After the drug party, Péter Magyar has now gotten involved in another scandal in Munich. The staff of a beer hall reportedly called the police on them because neither Péter Magyar nor his group could behave properly. I’m sure this is also somehow Fidesz’s fault.
Péter Magyar has gotten into trouble again. A chaotic character…
1️⃣ “Drug party” – unproven moral accusation
📌 Technique: character assassination + insinuation
A serious allegation is presented as a fact.
There is no source, no date, no report, no evidence.
The phrase “drug party” is a strong emotional trigger: it immediately provokes moral rejection.
🎯 Effect:
The political debate turns into a moral issue. A negative image remains in the listener’s mind even if there is no evidence.

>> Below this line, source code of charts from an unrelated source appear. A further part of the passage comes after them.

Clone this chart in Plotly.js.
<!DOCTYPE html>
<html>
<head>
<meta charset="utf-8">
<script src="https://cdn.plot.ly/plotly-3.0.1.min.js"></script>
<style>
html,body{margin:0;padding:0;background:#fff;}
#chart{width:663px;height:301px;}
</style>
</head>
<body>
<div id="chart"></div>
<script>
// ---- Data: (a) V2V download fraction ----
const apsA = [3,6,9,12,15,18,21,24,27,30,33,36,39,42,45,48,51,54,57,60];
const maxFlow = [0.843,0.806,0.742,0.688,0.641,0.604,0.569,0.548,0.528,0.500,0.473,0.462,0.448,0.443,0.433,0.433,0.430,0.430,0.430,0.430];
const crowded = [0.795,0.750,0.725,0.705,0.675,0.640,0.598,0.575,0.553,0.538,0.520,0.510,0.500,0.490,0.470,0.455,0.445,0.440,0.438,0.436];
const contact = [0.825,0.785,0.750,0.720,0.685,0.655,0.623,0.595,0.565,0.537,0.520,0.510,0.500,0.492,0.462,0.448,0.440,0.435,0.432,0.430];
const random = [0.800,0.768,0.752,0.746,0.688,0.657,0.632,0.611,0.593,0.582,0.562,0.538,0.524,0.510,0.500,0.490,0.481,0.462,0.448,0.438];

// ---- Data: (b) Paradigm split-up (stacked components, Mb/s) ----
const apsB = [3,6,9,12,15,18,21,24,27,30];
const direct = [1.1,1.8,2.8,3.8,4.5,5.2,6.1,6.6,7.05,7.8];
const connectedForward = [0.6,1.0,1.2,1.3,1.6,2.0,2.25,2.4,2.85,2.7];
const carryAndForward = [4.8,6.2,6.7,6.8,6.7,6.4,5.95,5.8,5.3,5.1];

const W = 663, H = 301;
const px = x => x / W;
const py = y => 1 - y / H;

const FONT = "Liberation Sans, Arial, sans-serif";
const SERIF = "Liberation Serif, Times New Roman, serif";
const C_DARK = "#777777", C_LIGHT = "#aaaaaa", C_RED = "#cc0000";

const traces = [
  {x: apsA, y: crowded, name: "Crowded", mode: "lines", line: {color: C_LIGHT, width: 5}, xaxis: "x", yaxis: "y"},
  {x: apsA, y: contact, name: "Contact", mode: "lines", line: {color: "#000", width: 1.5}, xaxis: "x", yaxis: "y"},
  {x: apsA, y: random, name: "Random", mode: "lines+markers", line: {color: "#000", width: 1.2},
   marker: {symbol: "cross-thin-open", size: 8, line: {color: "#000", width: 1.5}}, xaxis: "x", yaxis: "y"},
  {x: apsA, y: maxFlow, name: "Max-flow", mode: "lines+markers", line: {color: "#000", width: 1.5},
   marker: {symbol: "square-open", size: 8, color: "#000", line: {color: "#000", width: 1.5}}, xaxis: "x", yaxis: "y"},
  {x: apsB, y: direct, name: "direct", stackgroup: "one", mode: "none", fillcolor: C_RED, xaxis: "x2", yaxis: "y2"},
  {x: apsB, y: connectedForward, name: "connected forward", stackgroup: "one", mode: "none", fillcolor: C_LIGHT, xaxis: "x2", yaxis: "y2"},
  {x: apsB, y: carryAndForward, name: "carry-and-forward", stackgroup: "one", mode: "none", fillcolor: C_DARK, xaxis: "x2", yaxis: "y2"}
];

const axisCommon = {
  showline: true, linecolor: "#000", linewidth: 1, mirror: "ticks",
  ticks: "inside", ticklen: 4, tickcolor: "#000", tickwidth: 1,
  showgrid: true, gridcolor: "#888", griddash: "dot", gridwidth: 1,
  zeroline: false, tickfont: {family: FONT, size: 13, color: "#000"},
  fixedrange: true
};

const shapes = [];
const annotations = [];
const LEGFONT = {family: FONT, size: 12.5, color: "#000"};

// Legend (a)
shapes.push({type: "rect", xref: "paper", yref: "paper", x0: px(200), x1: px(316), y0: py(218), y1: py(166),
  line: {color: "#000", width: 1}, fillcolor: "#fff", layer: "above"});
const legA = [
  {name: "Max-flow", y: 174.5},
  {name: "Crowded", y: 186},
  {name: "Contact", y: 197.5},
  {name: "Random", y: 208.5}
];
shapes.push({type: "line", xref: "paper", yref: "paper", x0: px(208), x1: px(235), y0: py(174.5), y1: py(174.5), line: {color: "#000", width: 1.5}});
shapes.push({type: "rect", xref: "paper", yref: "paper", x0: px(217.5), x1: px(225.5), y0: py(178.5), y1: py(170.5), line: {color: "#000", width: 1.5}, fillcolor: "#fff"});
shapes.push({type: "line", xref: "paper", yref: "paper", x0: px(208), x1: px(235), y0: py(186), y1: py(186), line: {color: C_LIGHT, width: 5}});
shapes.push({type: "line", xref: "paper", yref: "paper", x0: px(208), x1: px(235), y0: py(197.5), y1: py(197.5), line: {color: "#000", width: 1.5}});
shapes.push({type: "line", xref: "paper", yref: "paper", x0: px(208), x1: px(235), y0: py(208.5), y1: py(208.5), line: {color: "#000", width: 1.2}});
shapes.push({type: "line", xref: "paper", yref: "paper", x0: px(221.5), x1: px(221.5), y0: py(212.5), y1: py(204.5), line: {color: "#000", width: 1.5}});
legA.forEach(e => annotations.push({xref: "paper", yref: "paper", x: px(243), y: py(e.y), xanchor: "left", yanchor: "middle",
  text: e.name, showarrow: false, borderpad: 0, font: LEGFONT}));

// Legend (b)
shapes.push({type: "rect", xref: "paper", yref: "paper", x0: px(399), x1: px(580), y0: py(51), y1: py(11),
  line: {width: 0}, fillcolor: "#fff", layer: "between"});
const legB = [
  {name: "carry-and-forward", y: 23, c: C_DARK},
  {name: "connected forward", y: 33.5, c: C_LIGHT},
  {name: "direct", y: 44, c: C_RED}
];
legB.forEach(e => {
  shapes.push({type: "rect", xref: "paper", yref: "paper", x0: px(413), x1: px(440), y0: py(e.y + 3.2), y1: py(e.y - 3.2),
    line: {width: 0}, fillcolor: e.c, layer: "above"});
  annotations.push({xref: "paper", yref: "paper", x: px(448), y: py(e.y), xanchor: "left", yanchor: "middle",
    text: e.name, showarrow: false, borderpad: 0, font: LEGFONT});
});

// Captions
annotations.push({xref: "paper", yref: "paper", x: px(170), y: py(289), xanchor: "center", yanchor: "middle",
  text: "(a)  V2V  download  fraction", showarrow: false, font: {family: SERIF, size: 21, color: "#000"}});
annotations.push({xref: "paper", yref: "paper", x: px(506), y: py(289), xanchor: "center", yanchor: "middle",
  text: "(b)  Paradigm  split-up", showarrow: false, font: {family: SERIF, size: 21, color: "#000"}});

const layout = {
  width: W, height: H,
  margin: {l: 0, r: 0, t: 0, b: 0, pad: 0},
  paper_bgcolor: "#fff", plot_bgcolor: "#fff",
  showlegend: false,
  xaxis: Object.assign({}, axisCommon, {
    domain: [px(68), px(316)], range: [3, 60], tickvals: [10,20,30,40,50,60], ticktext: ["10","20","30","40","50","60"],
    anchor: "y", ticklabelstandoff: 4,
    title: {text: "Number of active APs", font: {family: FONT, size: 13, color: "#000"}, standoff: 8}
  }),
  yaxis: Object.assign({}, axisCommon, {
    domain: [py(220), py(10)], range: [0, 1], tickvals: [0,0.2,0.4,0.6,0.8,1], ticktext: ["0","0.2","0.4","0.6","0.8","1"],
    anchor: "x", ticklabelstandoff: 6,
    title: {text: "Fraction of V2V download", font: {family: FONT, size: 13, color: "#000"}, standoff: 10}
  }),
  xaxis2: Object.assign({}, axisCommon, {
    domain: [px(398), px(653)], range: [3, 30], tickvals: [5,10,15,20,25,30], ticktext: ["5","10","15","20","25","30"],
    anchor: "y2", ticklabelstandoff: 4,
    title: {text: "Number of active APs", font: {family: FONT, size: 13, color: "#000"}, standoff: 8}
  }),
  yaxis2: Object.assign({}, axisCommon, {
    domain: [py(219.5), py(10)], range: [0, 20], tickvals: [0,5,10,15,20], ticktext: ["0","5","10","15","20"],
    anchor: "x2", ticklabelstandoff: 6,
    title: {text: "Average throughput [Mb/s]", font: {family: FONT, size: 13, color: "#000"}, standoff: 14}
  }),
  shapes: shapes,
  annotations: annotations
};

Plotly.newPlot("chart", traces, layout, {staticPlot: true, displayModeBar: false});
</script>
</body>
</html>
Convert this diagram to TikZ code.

2️⃣ “The police were called on them” – apparent concretization
📌 Technique: fabricated specificity (illusion of concreteness)
“In Munich”
“Employees of a beer hall”
“They called the police”
These sound like details, but:
❌ no names
❌ no exact location
❌ no official source
🎯 Effect:
Seemingly concrete details create a sense of credibility even when they cannot be verified.
3️⃣ “Sure, this is Fidesz’s fault too” – mocking framing
📌 Technique: ridicule framing
It preemptively makes any possible denial look ridiculous.

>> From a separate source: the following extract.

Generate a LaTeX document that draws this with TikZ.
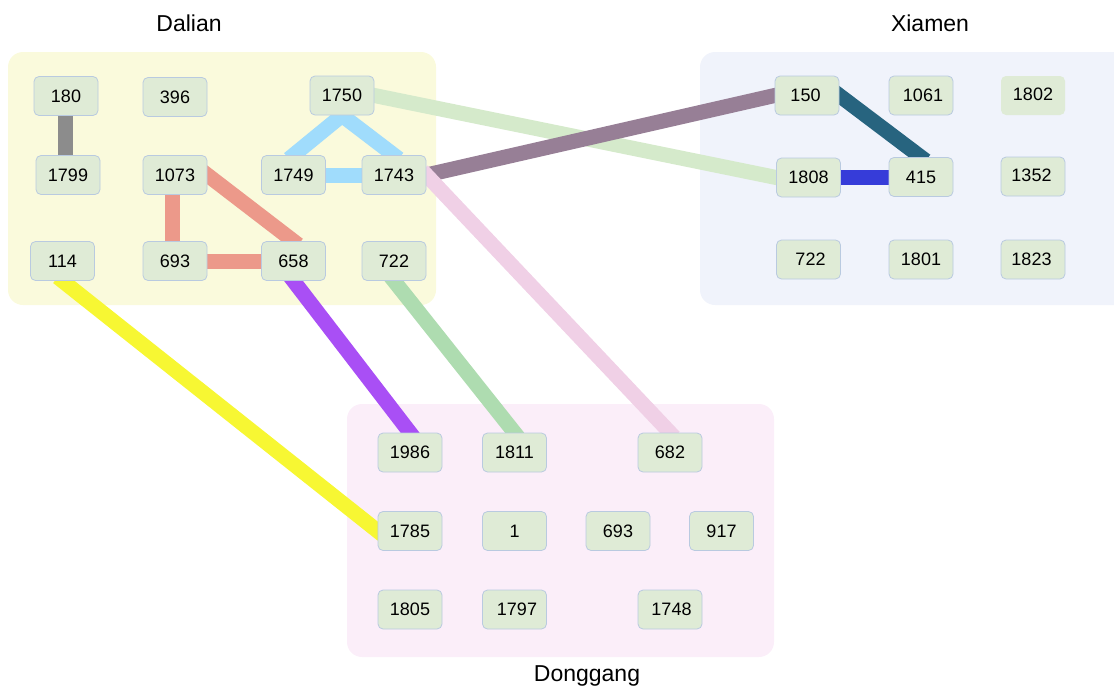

It sarcastically twists the other side’s potential response.
🎯 Effect:
The audience emotionally aligns with the presented version before any evidence appears.

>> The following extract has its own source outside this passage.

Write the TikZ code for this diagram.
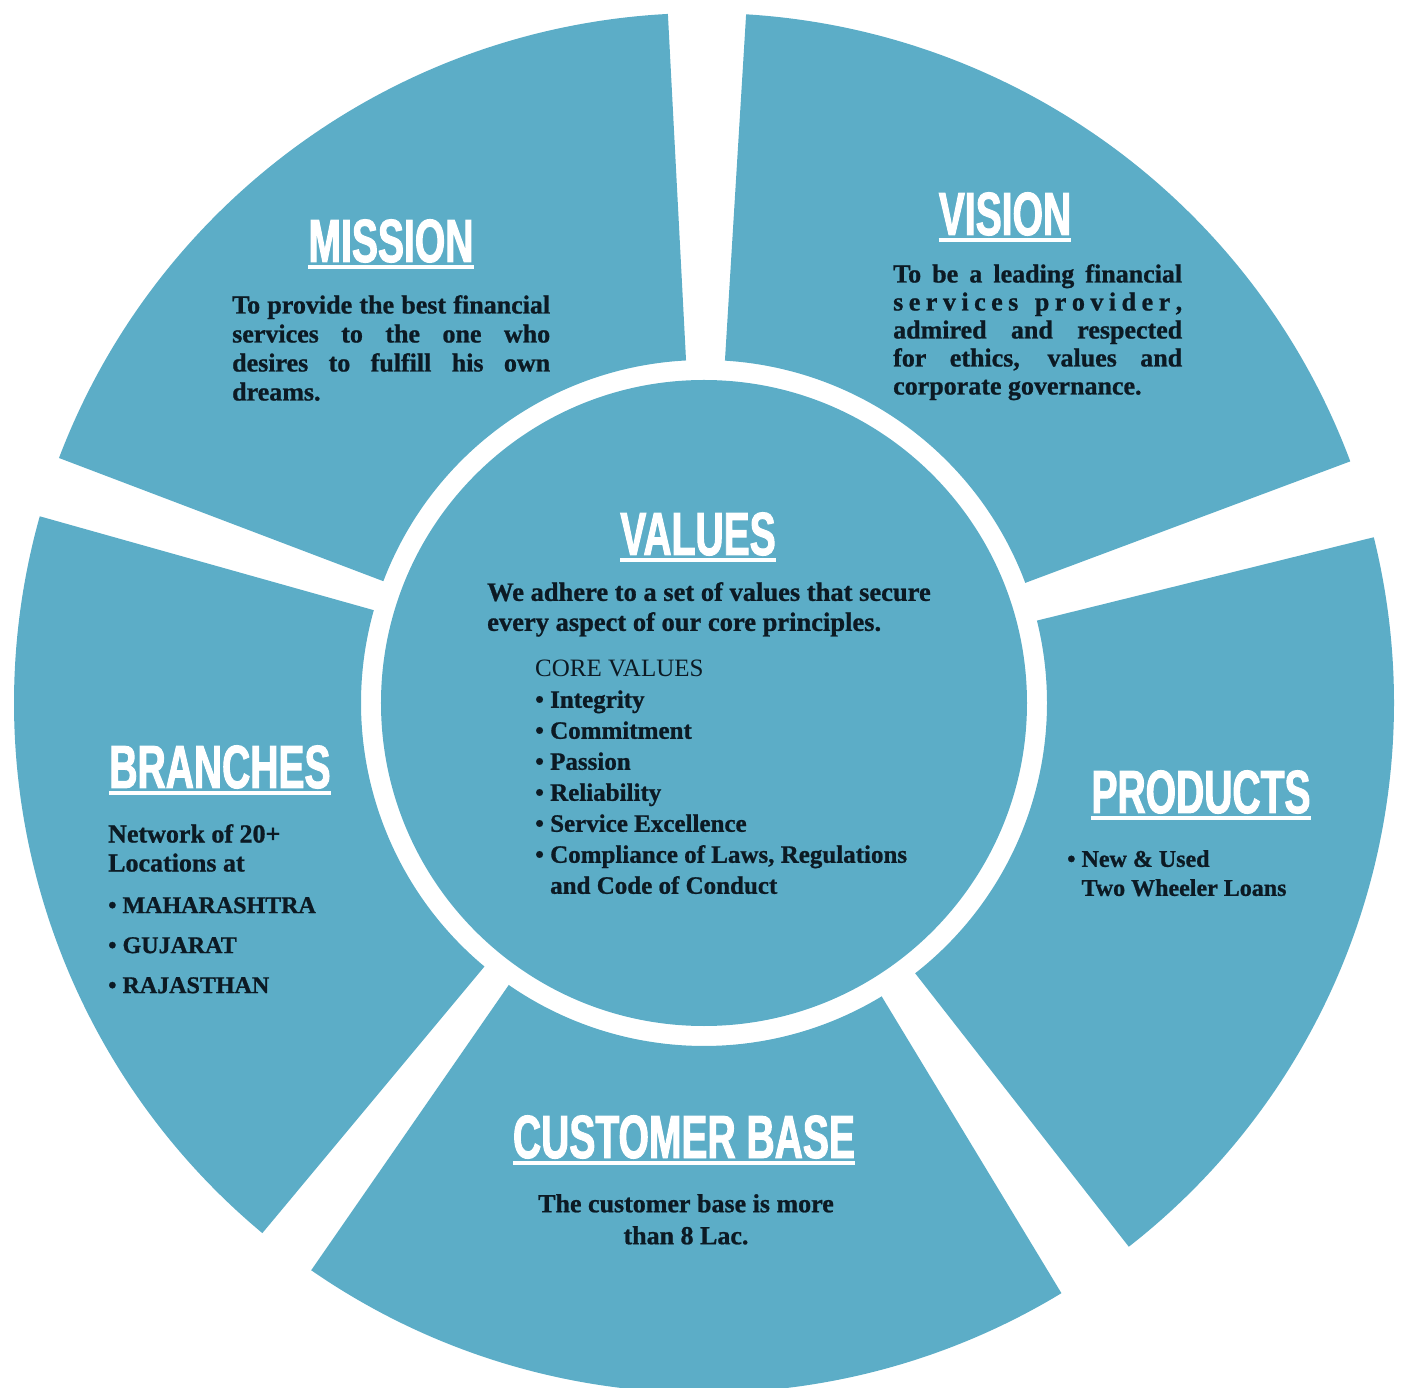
\documentclass[tikz,border=0pt]{standalone}
\usepackage{fontspec}
\setmainfont{Liberation Serif}[BoldFeatures={FakeBold=0.9}]
\newfontfamily\headfont[FakeStretch=0.64,BoldFeatures={FakeBold=1.6}]{Liberation Sans}
\definecolor{wheelblue}{HTML}{5CADC7}
\definecolor{inkdark}{HTML}{0C1A24}
\begin{document}
\begin{tikzpicture}[x=1pt,y=1pt,
  head/.style={font=\headfont\bfseries\fontsize{61}{61}\selectfont, text=white, inner sep=0pt, anchor=base},
  body/.style={font=\bfseries\fontsize{26}{29}\selectfont, text=inkdark, inner sep=0pt, anchor=north west, align=left},
  uline/.style={draw=white, line width=3.5pt}]
\useasboundingbox (-704,-685) rectangle (698,703);
% outer ring of five sectors
\foreach \a/\b in {20.5/86.5,93/159.2,164.3/230.2,235.3/301.2,308/373.9}
  \fill[wheelblue] (\a:343) -- (\a:690) arc[start angle=\a, end angle=\b, radius=690] -- (\b:343) arc[start angle=\b, end angle=\a, radius=343] -- cycle;
% centre disc
\fill[wheelblue] (0,0) circle[radius=323];
% headings
\node[head] (mission) at (-313,441) {MISSION};
\node[head] (vision) at (301,468) {VISION};
\node[head] (values) at (-6,148) {VALUES};
\node[head] (branches) at (-484,-85) {BRANCHES};
\node[head] (products) at (497,-110) {PRODUCTS};
\node[head] (customer) at (-20,-455) {CUSTOMER BASE};
\foreach \n in {mission,vision,values,branches,products,customer}
  \draw[uline] ([yshift=-5pt]\n.base west) -- ([yshift=-5pt]\n.base east);
% texts
\node[body, text width=318pt, align=justify] (missiontxt) at (-472,408) {To provide the best financial\linebreak services to the one who\linebreak desires to fulfill his own\linebreak dreams.};
\node[body, text width=289pt, align=justify, font=\bfseries\fontsize{26}{28}\selectfont] (visiontxt) at (189,439) {To be a leading financial\linebreak s e r v i c e s \ \ p r o v i d e r ,\linebreak admired and respected\linebreak for ethics, values and\linebreak corporate governance.};
\node[body, font=\bfseries\fontsize{26.5}{30}\selectfont] (valuestxt) at (-217,121) {We adhere to a set of values that secure\\every aspect of our core principles.};
\node[body, font=\bfseries\fontsize{25}{31}\selectfont] (corelist) at (-169,43) {{\mdseries CORE VALUES}\\• Integrity\\• Commitment\\• Passion\\• Reliability\\• Service Excellence\\• Compliance of Laws, Regulations\\\phantom{• }and Code of Conduct};
\node[body] (branchtxt) at (-596,-121) {Network of 20+\\Locations at};
\node[body, font=\bfseries\fontsize{24}{40}\selectfont] (states) at (-596,-194) {• MAHARASHTRA\\• GUJARAT\\• RAJASTHAN};
\node[body, font=\bfseries\fontsize{24}{29}\selectfont] (productstxt) at (363,-147) {• New \& Used\\\phantom{• }Two Wheeler Loans};
\node[body, anchor=north, align=center, font=\bfseries\fontsize{26}{32}\selectfont] (customertxt) at (-18,-491) {The customer base is more\\than 8 Lac.};
\end{tikzpicture}
\end{document}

4️⃣ “A chaotic figure” – labeling
📌 Technique: labeling
The entire narrative is condensed into a single negative identity.
It does not criticize a specific action but judges the person’s character.
🎯 Effect:
A stable, repeatable negative label forms in the voter’s mind.
Overall pattern
The structure is:
Accusation → apparent specificity → mockery → personal labeling.
If no such event actually occurred, this is clearly defamatory-style political communication.
If police action did occur, there should be some publicly traceable record of it.